Of the three, two incorporate provisions of the Wendell H. Ford Aviation Investment and Reform Act for the 21st Century ("AIR21"), 49 U.S.C. § 42121(b) (see 18 U.S.C. § 1514A(b)(2)(A), incorporating by reference provisions of 49 U.S.C. § 42121(b)): AIR21 paragraph (b)(5) and subparagraph (b)(6)(A) authorize district court jurisdiction over actions brought by the Secretary and private parties, respectively, to grant all appropriate relief, including injunctive relief, when there has been a failure of compliance with an order "issued under paragraph (b)(3)" (text in margin3). The reference is to AIR21 paragraph (b)(3), entitled "Final Order."4 Subparagraph (b)(3)(A) specifies when the Secretary must "issue a final order providing the relief prescribed by this paragraph or denying the complaint"; subparagraph (b)(3)(B) authorizes specific remedies for inclusion in final orders upon a finding of a violation; and subsection (b)(3)(C) specifies procedures for dealing with frivolous complaints.

If the Secretary has not issued a final decision within 180 days of the filing of the administrative complaint, the third provision of 18 U.S.C. § 1514A, subparagraph (b)(1)(B), authorizes jurisdiction in district court over an action for de novo review seeking remedial relief.5

None of the provisions of 18 U.S.C. § 1514A authorizing judicial enforcement reference AIR21 subparagraph (b)(2)(A), under which the Secretary issues preliminary orders.6 Nor, in the absence of such a specific reference, can any of the potentially relevant statutory text be read reasonably as conferring federal judicial power to enforce orders that are preliminary. I therefore conclude that the district court lacked power to enforce the preliminary order reinstating Bechtel.

II

The district court ruled that AIR21 paragraph (b)(5) and subparagraph (b)(6)(A) confer jurisdiction on district courts to enforce preliminary orders. As the court observed, AIR21 subparagraph (b)(2)(A) provides that preliminary orders should contain the relief prescribed by subparagraph (b)(3)(B) for final orders. The court reasoned that it therefore had authorization to enforce a preliminary reinstatement order as if the order were final.

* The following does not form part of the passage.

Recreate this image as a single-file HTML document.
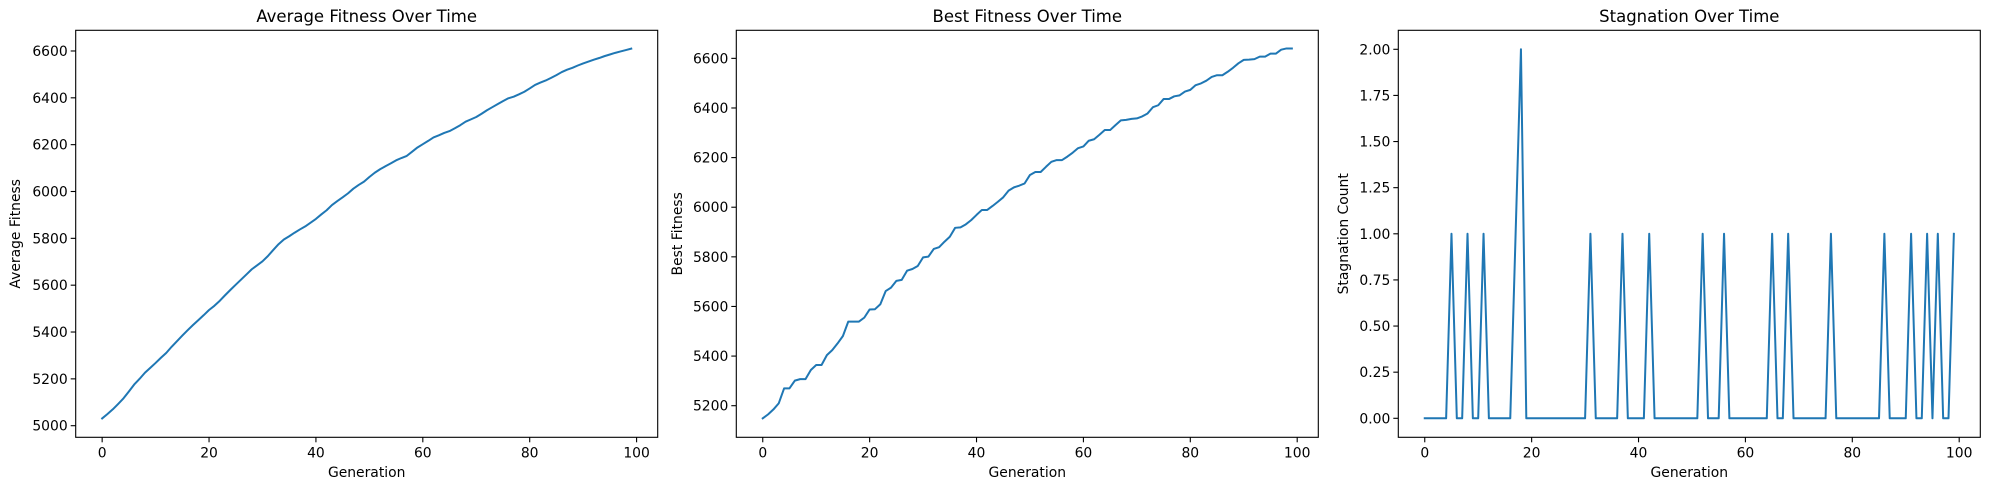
<!DOCTYPE html>
<html><head><meta charset="utf-8">
<style>
html,body{margin:0;padding:0;background:#fff;}
svg{display:block;font-family:"DejaVu Sans","Liberation Sans",sans-serif;}
</style></head>
<body>
<svg id="fig" width="1990" height="490" viewBox="0 0 1990 490" xmlns="http://www.w3.org/2000/svg"></svg>
<script>
const generations = Array.from({length:100},(_,i)=>i);
const avgFitness = [5031,5050,5070,5093,5117,5146,5176,5200,5226,5247,5268,5290,5311,5337,5361,5385,5408,5430,5451,5472,5494,5512,5533,5557,5580,5602,5624,5646,5668,5685,5702,5724,5750,5775,5795,5809,5824,5838,5851,5867,5883,5902,5920,5942,5959,5975,5992,6012,6028,6042,6062,6080,6095,6108,6120,6133,6143,6152,6170,6188,6202,6216,6231,6240,6250,6258,6270,6283,6298,6308,6318,6332,6347,6360,6373,6386,6398,6405,6415,6426,6440,6455,6465,6474,6485,6497,6510,6520,6528,6538,6547,6555,6563,6570,6578,6585,6592,6598,6604,6610];
const bestFitness = [5149,5165,5185,5210,5270,5270,5301,5307,5307,5344,5364,5364,5404,5424,5451,5481,5539,5539,5539,5555,5588,5589,5609,5662,5676,5703,5707,5744,5751,5763,5798,5801,5832,5839,5861,5881,5917,5919,5931,5948,5969,5989,5989,6005,6022,6040,6067,6080,6087,6096,6130,6142,6142,6163,6183,6190,6190,6204,6220,6238,6245,6268,6274,6292,6311,6311,6331,6350,6352,6356,6358,6366,6378,6403,6411,6436,6436,6447,6451,6466,6473,6492,6499,6510,6525,6532,6532,6546,6562,6580,6594,6595,6597,6607,6607,6619,6619,6635,6640,6640];
const stagnationSpikes = [5,8,11,17,18,31,37,42,52,56,65,68,76,86,91,94,96,99];
const stagnationValues = [1,1,1,1,2,1,1,1,1,1,1,1,1,1,1,1,1,1];
const xTicks = [0,20,40,60,80,100];
const avgTicks = [5000,5200,5400,5600,5800,6000,6200,6400,6600];
const bestTicks = [5200,5400,5600,5800,6000,6200,6400,6600];
const stagTicks = [0,0.25,0.5,0.75,1,1.25,1.5,1.75,2];
const stagTickLabels = ["0.00","0.25","0.50","0.75","1.00","1.25","1.50","1.75","2.00"];

const stagnation = generations.map(()=>0);
stagnationSpikes.forEach((g,i)=>{stagnation[g]=stagnationValues[i];});

const NS="http://www.w3.org/2000/svg";
const svg=document.getElementById('fig');
function mk(tag,attrs,parent){const e=document.createElementNS(NS,tag);for(const k in attrs)e.setAttribute(k,attrs[k]);(parent||svg).appendChild(e);return e;}

const TOP=30.3, BOT=437.3, W=582;
function panel(cfg){
  const g=mk('g',{});
  
  
  const L=cfg.left, R=L+W;
  const xmin=-4.95, xmax=103.95;
  const xs=v=>L+(v-xmin)/(xmax-xmin)*W;
  const ys=v=>cfg.y0px-(v-cfg.y0)*cfg.yscale;
  // title
  const t=mk('text',{x:(L+R)/2,y:22,'text-anchor':'middle','font-size':'16.5',fill:'#000'},g);
  t.textContent=cfg.title;
  
  
  // line
  const pts=cfg.data.map((v,i)=>xs(generations[i]).toFixed(2)+','+ys(v).toFixed(2)).join(' ');
  const pl=mk('polyline',{points:pts,fill:'none',stroke:'#1f77b4','stroke-width':'2','stroke-linejoin':'round','stroke-linecap':'square'},g);
  
  
  // frame
  const fr=mk('rect',{x:L,y:TOP,width:W,height:BOT-TOP,fill:'none',stroke:'#000','stroke-width':'1.1'},g);
  
  
  // x ticks
  xTicks.forEach(v=>{
    const x=xs(v);
    mk('line',{x1:x,x2:x,y1:BOT,y2:BOT+5,stroke:'#000','stroke-width':'1.1'},g);
    const tl=mk('text',{x:x,y:BOT+20,'text-anchor':'middle','font-size':'13.9',fill:'#000'},g);
    tl.textContent=String(v);
    
    
  });
  // y ticks
  cfg.yticks.forEach((v,i)=>{
    const y=ys(v);
    mk('line',{x1:L-5,x2:L,y1:y,y2:y,stroke:'#000','stroke-width':'1.1'},g);
    const tl=mk('text',{x:L-8,y:y+5,'text-anchor':'end','font-size':'13.9',fill:'#000'},g);
    tl.textContent=cfg.ylabels?cfg.ylabels[i]:String(v);
    
    
  });
  const xl=mk('text',{x:(L+R)/2,y:477,'text-anchor':'middle','font-size':'13.9',fill:'#000'},g);
  xl.textContent='Generation';
  
  
  const yl=mk('text',{x:0,y:0,'text-anchor':'middle','font-size':'13.9',fill:'#000',transform:`translate(${cfg.ylabelX},${(TOP+BOT)/2}) rotate(-90)`},g);
  yl.textContent=cfg.ylabel;
  
  
}
panel({name:'average-fitness-panel',title:'Average Fitness Over Time',left:75.7,data:avgFitness,y0:5000,y0px:425.7,yscale:0.2342,yticks:avgTicks,ylabel:'Average Fitness',ylabelX:20});
panel({name:'best-fitness-panel',title:'Best Fitness Over Time',left:736.3,data:bestFitness,y0:5200,y0px:405.7,yscale:0.2481,yticks:bestTicks,ylabel:'Best Fitness',ylabelX:682});
panel({name:'stagnation-panel',title:'Stagnation Over Time',left:1398.3,data:stagnation,y0:0,y0px:418.3,yscale:184.5,yticks:stagTicks,ylabels:stagTickLabels,ylabel:'Stagnation Count',ylabelX:1348});
</script>
</body></html>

I disagree. The plain text of subparagraph (b)(2)(A) incorporates the types of relief specified in subparagraph (b)(3)(B); it nowhere suggests that the two subparagraphs are to be treated identically for federal jurisdictional purposes. See United States v. Wong Kim Bo, 472 F.2d 720, 722 (5th Cir.1972) (per curiam) ("In construing statutes, words are to be given their natural, plain, ordinary and commonly understood meaning unless it is clear that some other meaning was intended."); see also United States v. Peterson, 394 F.3d 98, 107 (2d Cir.2005) ("[W]hen Congress uses particular language in one section of a statute and different language in another, we presume its word choice was intentional."). It seems improbable that Congress would have chosen to confer federal judicial enforcement power over preliminary orders by indirection and opacity when it easily could have modified the jurisdictional provisions of AIR21—paragraph (b)(5) and subparagraph (b)(6)(A)— to encompass subparagraph (b)(2)(A). I therefore conclude that the plain text of the provisions granting enforcement power cannot support a reading that confers on federal courts the power to enforce orders that are preliminary.

In construing the relevant provisions conferring judicial enforcement power, the district court concluded that an interpretation that bars enforcement of preliminary reinstatement orders in district court is inconsistent with the statutory scheme created by 18 U.S.C. § 1514A. This argument gains traction from AIR21 subparagraph (b)(2)(A), which provides that the filing of objections to a preliminary order does "not operate to stay any reinstatement remedy contained in the preliminary order": Why provide that the remedy is unstayed unless there is provision for enforcement without delay?

As I have already demonstrated, the statutory language here is clear. But even when the statutory language (and legislative history) is unclear, courts do not automatically assume that judicial power is necessary to enforce statutory rights; the need for enforcement is ascertained in light of other considerations. See Chicago & N.W.R. Co. v. United Transp. Union, 402 U.S. 570, 578, 91 S.Ct. 1731, 29 L.Ed.2d 187 (1971) ("[T]he propriety of judicial enforcement turns on the importance of the duty in the [statutory] scheme . . .[,] the capacity of the courts to enforce it effectively, and the necessity for judicial enforcement if the right of the aggrieved party is not to prove illusory."); cf. Alexander v. Sandoval, 532 U.S. 275, 290, 121 S.Ct. 1511, 149 L.Ed.2d 517 (2001) ("[S]ome remedial schemes foreclose a private cause of action to enforce even those statutes that admittedly create substantive private rights."). Congress does its own weighing when drafting statutes, and is free to put—by design or as an outcome of the legislative process—companies under a legal obligation to reinstate workers without authorizing instantaneous judicial enforcement.